BEGIN Source data
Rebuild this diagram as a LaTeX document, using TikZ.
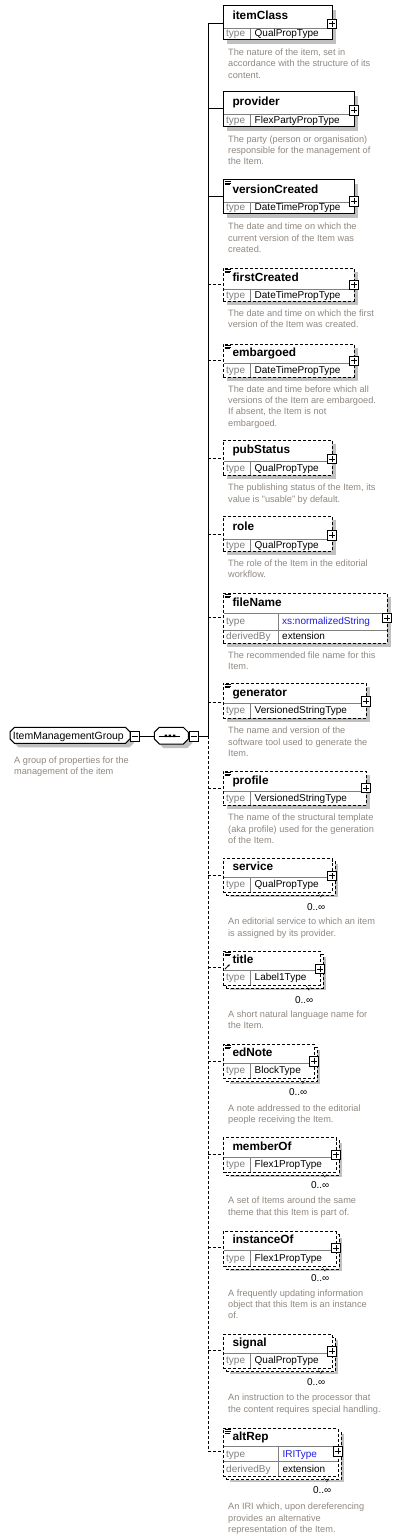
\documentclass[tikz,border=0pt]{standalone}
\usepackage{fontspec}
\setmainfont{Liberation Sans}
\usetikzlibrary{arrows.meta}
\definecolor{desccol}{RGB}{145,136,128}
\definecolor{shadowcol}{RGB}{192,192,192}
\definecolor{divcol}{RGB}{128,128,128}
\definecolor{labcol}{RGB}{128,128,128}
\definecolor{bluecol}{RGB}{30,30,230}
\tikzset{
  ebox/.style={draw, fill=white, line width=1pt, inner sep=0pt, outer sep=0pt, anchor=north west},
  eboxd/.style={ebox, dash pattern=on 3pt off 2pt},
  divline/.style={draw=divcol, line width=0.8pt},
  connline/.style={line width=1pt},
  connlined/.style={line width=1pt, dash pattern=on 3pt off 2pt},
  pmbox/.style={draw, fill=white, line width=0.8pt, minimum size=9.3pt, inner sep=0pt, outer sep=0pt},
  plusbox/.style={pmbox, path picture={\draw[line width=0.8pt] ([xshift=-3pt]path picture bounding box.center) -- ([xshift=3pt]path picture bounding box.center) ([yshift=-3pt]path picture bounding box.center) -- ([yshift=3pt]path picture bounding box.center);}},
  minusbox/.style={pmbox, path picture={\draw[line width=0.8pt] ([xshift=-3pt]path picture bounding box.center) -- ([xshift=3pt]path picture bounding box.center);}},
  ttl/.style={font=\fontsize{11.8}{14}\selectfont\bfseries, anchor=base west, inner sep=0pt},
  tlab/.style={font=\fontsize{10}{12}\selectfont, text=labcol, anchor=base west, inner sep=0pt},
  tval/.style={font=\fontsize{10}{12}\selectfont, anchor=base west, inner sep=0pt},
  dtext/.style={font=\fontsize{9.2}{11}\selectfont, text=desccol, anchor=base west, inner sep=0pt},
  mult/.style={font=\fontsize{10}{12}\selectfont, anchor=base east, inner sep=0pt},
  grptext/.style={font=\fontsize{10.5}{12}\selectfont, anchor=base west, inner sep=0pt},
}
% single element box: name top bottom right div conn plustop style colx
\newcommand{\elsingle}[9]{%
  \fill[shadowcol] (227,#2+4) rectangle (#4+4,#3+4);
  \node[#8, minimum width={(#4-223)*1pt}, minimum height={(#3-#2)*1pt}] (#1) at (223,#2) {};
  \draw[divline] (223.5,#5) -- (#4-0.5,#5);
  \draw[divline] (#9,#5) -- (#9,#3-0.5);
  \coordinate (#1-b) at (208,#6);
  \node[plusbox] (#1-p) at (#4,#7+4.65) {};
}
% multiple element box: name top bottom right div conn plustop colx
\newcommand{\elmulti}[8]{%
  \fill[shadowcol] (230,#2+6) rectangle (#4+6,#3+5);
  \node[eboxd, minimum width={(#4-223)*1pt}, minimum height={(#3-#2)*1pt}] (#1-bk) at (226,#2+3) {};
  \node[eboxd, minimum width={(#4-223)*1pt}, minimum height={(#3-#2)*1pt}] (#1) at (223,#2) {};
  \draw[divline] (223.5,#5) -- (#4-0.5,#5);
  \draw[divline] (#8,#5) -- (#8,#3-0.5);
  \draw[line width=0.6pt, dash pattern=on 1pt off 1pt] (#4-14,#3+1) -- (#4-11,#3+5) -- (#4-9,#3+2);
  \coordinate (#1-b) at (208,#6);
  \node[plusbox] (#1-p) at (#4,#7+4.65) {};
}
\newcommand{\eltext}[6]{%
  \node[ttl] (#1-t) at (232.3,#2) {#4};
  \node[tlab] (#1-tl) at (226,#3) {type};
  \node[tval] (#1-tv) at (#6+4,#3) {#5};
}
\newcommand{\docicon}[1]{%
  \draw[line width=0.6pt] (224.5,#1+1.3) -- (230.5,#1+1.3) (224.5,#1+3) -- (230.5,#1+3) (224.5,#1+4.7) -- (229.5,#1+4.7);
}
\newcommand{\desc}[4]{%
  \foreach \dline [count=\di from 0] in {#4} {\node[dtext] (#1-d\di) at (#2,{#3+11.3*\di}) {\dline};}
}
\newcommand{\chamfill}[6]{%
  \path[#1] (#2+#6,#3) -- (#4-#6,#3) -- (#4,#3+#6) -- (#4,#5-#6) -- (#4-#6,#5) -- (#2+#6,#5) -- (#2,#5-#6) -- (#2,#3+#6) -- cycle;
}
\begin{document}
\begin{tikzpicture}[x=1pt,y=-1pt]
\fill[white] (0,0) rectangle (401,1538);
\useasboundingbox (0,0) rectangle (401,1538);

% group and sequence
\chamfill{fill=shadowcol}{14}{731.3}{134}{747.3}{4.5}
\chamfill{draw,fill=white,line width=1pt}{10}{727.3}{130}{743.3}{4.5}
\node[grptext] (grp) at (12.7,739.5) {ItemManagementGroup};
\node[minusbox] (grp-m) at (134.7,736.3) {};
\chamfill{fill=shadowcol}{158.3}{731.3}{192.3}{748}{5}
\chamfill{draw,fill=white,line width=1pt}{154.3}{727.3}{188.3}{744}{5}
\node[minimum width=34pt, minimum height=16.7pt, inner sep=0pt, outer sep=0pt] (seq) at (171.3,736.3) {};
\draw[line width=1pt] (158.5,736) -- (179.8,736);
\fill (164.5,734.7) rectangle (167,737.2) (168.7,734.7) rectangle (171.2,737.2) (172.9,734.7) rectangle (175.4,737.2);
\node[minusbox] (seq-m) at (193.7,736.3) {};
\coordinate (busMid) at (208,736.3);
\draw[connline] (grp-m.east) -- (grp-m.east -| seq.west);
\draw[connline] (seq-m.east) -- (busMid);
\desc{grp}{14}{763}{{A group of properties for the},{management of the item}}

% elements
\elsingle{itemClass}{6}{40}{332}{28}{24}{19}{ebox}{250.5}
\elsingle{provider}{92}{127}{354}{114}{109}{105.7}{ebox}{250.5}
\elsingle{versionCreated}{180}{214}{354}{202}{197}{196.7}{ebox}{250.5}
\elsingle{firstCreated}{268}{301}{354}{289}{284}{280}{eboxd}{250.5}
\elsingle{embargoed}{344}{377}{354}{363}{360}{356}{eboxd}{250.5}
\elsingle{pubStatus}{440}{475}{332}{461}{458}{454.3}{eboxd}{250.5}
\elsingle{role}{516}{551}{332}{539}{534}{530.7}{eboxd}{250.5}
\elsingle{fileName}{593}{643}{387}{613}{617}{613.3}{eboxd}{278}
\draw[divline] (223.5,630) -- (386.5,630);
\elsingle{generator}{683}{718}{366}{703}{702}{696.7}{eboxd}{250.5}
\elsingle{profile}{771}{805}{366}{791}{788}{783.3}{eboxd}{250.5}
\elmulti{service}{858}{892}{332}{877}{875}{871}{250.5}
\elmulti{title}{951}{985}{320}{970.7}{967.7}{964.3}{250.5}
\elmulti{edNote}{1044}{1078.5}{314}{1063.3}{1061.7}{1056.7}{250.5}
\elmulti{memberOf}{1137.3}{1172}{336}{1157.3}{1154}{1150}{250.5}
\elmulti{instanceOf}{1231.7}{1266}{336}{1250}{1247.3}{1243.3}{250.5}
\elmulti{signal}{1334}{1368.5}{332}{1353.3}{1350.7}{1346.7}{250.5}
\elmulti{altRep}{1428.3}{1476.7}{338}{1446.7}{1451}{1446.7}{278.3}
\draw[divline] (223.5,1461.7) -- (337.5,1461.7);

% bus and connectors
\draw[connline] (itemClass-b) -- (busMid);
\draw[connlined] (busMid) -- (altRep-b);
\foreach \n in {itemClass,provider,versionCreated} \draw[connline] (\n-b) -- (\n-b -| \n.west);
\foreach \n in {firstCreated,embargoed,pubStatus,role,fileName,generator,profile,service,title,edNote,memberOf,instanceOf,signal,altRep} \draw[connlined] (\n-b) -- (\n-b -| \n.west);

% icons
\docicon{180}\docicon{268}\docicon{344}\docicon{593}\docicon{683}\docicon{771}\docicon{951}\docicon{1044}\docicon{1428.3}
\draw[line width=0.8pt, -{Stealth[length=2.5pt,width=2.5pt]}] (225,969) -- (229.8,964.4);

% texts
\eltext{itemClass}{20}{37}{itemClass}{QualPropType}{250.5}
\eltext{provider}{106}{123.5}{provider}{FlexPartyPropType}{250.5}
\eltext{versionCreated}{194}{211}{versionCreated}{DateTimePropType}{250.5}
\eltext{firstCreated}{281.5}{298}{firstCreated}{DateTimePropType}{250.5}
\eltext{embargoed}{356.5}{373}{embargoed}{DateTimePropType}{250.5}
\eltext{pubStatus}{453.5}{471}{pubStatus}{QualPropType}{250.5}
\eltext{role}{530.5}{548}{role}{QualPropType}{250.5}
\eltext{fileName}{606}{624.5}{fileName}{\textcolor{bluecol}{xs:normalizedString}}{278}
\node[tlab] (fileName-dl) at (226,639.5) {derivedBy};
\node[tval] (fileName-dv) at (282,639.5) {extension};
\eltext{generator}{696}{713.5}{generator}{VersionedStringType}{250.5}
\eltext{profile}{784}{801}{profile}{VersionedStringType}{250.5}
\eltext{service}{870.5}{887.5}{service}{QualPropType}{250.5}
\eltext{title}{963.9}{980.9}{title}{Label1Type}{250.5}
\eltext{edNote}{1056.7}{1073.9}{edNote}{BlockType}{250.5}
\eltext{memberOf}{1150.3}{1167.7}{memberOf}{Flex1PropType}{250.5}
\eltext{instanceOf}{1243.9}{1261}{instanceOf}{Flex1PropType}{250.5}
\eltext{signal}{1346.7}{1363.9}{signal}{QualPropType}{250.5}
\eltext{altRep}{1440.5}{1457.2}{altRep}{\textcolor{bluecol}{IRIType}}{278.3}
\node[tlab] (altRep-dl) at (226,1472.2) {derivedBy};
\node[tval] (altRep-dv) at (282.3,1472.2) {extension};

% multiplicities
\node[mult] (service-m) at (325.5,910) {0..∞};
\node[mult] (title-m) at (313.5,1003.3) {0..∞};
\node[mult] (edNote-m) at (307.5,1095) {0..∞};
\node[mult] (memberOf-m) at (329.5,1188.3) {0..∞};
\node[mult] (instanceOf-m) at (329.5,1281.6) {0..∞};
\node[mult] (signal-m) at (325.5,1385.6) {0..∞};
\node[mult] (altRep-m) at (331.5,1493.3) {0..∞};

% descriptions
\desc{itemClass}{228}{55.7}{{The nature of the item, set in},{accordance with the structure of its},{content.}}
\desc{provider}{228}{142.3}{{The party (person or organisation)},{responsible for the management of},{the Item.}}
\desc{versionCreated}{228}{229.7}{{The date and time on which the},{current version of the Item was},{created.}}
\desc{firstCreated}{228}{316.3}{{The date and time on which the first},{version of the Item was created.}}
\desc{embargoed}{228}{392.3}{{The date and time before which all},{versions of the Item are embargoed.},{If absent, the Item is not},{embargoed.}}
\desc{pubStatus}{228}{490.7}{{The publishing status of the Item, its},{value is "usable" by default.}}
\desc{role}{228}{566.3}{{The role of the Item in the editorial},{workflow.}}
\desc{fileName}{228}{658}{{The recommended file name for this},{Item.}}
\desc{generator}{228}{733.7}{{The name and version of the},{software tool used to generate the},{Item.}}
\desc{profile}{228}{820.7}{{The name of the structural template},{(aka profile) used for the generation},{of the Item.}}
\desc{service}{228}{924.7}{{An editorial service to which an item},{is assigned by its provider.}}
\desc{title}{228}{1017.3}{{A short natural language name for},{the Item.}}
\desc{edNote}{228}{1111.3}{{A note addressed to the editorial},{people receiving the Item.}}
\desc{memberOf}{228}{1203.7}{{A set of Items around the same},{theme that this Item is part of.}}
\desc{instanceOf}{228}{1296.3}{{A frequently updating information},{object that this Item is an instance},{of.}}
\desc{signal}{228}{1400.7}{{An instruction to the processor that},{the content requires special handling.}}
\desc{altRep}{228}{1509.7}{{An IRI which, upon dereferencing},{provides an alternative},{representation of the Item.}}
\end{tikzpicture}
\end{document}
END Source data
Short exercise:
Collect from the data above every line that includes "this".

Final result:
Rebuild this diagram as a LaTeX document, using TikZ.
\desc{fileName}{228}{658}{{The recommended file name for this},{Item.}}
\desc{memberOf}{228}{1203.7}{{A set of Items around the same},{theme that this Item is part of.}}
\desc{instanceOf}{228}{1296.3}{{A frequently updating information},{object that this Item is an instance},{of.}}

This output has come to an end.